** START OF EXERCISE MATERIAL **
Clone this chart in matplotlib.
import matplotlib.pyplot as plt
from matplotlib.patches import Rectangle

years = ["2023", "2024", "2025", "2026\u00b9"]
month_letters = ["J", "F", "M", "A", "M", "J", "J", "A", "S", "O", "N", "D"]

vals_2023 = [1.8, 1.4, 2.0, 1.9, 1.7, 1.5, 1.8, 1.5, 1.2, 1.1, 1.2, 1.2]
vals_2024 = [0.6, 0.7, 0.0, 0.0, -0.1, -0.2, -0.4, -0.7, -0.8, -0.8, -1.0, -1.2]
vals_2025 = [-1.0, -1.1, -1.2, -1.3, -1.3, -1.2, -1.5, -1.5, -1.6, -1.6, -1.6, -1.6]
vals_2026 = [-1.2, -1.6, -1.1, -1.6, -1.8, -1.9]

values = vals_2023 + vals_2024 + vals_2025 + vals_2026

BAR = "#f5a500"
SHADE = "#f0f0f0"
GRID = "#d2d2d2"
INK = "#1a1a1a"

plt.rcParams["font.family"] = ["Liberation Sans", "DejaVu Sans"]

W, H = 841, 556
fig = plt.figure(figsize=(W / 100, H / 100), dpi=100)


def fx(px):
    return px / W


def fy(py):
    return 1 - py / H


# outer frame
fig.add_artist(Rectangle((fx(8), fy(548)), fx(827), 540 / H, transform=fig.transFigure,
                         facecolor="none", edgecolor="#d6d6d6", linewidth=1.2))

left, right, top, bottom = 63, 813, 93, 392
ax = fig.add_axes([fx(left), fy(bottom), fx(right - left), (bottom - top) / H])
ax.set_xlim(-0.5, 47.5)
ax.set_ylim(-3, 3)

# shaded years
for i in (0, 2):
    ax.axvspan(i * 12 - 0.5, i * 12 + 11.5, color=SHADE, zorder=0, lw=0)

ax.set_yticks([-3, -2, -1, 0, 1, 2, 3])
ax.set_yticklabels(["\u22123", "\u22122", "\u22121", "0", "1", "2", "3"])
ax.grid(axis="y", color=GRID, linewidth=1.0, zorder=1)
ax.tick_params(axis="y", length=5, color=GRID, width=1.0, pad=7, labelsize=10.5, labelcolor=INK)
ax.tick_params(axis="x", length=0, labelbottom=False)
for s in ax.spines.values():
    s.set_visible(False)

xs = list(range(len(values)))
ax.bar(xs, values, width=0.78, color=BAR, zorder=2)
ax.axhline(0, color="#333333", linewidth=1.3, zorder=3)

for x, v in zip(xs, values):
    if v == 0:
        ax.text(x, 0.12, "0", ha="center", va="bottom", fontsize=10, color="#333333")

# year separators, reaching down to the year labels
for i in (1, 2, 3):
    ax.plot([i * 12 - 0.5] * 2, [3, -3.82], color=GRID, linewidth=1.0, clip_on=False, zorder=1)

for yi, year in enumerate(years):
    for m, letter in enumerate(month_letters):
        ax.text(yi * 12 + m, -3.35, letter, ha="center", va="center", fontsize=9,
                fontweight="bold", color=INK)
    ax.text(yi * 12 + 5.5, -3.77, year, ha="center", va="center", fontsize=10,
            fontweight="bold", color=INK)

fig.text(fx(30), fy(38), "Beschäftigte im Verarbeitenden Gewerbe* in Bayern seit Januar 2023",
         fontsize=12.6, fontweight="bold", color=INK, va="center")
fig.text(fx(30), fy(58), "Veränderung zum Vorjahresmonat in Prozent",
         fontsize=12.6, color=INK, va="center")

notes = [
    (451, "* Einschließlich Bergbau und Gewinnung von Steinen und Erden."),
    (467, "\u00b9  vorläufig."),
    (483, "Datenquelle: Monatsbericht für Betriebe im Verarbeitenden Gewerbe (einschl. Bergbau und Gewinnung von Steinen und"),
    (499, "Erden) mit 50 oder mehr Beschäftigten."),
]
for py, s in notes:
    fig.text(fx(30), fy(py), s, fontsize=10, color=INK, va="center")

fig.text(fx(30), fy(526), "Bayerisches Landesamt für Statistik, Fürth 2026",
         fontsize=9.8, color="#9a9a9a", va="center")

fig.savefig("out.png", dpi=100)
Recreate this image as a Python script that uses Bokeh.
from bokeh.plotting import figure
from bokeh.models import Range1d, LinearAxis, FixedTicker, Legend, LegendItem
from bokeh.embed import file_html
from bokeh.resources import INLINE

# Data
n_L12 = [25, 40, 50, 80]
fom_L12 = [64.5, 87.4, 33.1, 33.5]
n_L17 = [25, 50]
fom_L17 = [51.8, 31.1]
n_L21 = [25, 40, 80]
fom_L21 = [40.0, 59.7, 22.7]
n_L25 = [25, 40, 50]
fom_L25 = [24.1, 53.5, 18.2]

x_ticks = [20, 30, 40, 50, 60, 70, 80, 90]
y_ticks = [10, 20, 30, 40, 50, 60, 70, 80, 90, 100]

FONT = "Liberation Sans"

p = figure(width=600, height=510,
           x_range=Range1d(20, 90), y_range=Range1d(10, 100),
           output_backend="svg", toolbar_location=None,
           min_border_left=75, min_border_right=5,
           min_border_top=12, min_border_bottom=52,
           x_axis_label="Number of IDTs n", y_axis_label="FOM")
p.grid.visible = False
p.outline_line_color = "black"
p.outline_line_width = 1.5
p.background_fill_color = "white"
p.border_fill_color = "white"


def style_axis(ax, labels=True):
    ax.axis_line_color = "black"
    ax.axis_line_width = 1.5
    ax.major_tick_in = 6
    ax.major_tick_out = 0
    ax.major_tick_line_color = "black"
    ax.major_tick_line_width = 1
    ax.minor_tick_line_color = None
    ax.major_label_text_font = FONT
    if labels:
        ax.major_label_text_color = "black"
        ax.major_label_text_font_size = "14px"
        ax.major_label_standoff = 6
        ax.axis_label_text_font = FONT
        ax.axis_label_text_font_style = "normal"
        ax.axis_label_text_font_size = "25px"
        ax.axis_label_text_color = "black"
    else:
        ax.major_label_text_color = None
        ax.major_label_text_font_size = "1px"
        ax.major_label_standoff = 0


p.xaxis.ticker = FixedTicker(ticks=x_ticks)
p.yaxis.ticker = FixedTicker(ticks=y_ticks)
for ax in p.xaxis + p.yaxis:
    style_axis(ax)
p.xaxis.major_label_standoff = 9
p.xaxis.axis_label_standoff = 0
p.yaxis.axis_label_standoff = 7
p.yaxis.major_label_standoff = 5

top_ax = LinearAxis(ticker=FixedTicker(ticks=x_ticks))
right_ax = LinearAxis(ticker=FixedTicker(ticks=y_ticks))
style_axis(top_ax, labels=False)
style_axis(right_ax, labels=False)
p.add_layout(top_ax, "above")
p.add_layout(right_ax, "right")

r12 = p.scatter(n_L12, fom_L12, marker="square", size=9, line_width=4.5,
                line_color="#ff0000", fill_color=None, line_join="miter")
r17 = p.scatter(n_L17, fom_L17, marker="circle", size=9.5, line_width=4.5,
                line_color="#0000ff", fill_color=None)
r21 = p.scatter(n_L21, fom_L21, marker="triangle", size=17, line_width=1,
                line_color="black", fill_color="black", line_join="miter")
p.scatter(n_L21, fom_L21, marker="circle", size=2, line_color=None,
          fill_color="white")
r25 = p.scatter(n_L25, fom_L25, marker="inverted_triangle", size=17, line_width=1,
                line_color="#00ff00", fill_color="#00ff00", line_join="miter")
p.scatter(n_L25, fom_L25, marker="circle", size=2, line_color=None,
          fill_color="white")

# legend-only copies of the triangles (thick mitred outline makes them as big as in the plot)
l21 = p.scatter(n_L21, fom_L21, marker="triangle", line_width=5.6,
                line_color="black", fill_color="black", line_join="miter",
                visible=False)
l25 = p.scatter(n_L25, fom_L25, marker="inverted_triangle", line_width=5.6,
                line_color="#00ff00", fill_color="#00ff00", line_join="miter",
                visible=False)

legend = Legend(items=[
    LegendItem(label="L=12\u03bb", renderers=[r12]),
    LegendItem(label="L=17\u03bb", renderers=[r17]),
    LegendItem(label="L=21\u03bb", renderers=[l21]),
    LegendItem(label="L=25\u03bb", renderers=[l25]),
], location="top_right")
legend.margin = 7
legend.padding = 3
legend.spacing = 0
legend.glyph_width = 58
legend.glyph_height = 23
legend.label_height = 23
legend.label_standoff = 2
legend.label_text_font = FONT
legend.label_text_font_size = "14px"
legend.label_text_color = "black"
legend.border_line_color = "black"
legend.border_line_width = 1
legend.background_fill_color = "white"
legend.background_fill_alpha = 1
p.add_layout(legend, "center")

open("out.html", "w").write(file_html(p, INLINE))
** END OF EXERCISE MATERIAL **
EXERCISE DESCRIPTION:
From the records above, print exactly the lines that run from the line with "Recreate this image" to the line with "from bokeh.resources import INLINE", inclusive.

FINISHED ANSWER:
Recreate this image as a Python script that uses Bokeh.
from bokeh.plotting import figure
from bokeh.models import Range1d, LinearAxis, FixedTicker, Legend, LegendItem
from bokeh.embed import file_html
from bokeh.resources import INLINE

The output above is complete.